Economist, Sept. 16 The cover package probes the implications of globalization for the wealthiest countries. The U.N. Security Council roster will need updating, China’s rise may push Japan and India further toward the United States, and outsourcing will only increase—all “the problems of success.” The U.S. government must revamp its economic policy, as “the developing countries will not be prepared to go on financing America’s massive current-account deficit for much longer.” Conservative Party leader David Cameron deserves much of the credit for Tony Blair’s downfall, a piece argues. But the main beneficiary will be Chancellor Gordon Brown, who is all but crowned, according to the piece. Still, Brown denies foreknowledge of the Labor rebellion: “Unfortunately for the chancellor, few, especially those close to Mr Blair, are inclined to believe his protestations of innocence.”—C.B.

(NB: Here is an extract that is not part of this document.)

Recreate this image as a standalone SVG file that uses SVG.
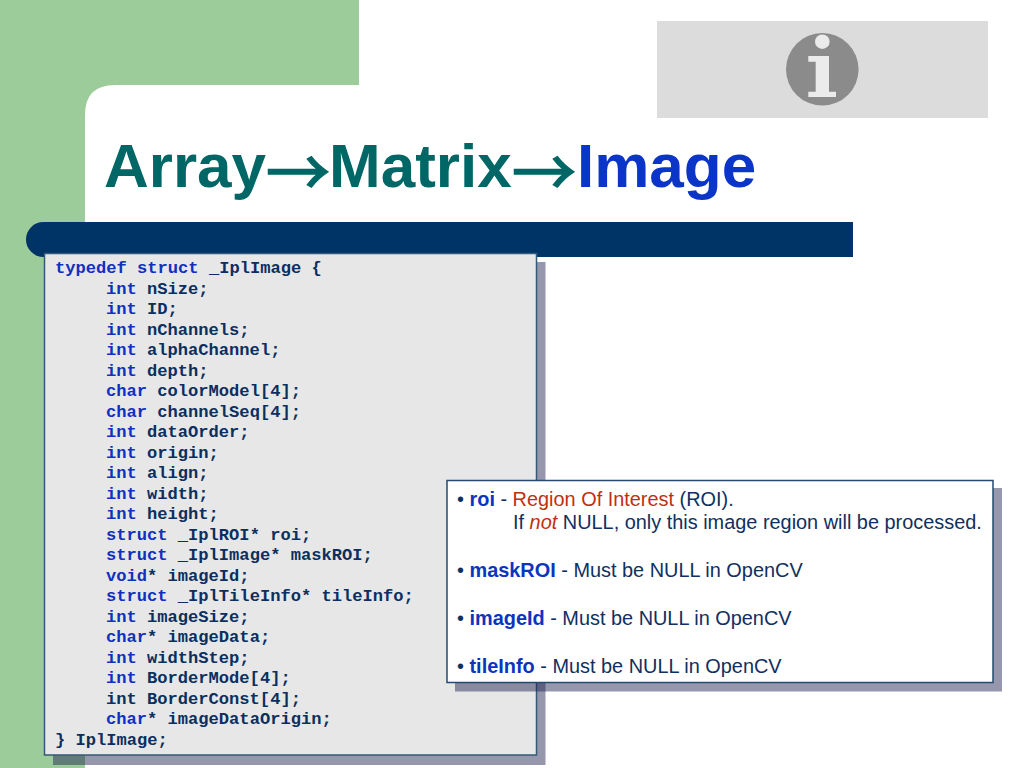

New York Times Magazine, Sept. 17 A cover piece recounts one warden’s efforts to ease tensions between guards and prisoners at Guantanamo Bay. During his yearlong tenure, Col. Mike Bumgarner had one goal: to run a peaceful camp. But his concessions to detainees—he granted requests to dim the lights at night and refrain from blasting the national anthem during prayer—irked military intelligence units determined to withhold such “privileges” as incentive to talk. Dozens of hunger strikes and three suicides later, Bumgarner wondered if he had been too lenient: “We tried to improve their lives to the extent that we can—to the point that we may have gone overboard, not recognizing the real nature of who we’re dealing with.” A profile of French director Michel Gondry exposes the roots of his creativity: hopeless romanticism. His work, which includes Björk music videos and the upcoming The Science of Sleep, depicts love through a childlike kaleidoscope: “When people want to criticize me, they call me puerile,” he says.—C.B.

New York, Sept. 18 Tepid Democrat Kurt Andersen is thrilled that the odds favor his party in November. However, Anderson’s elation doesn’t flow out of party loyalty but out of “a ferocious wish to see the Bush administration get a beatdown from voters across the country.” It’s not good to be Bill Keller these days: The embattled New York Times executive editor has colleagues, critics, readers, and even the White House on his case, but according to an article, at least one employee has got his back: “[W]hen you’re sailing through a shit storm, it really helps if the captain is steady and strong. You know, our ship may be leaking, but we ain’t going to go under on his watch,” says Times’ reporter David Barstow. An investigation tries to crack one of the city’s greatest mysteries: Who gets rent-controlled apartments in New York? Well, if you’re an ex-junkie carpenter from the former Czechoslovakia with a penchant for attacking refrigerators with ice picks, you just might be in luck.— Z.K.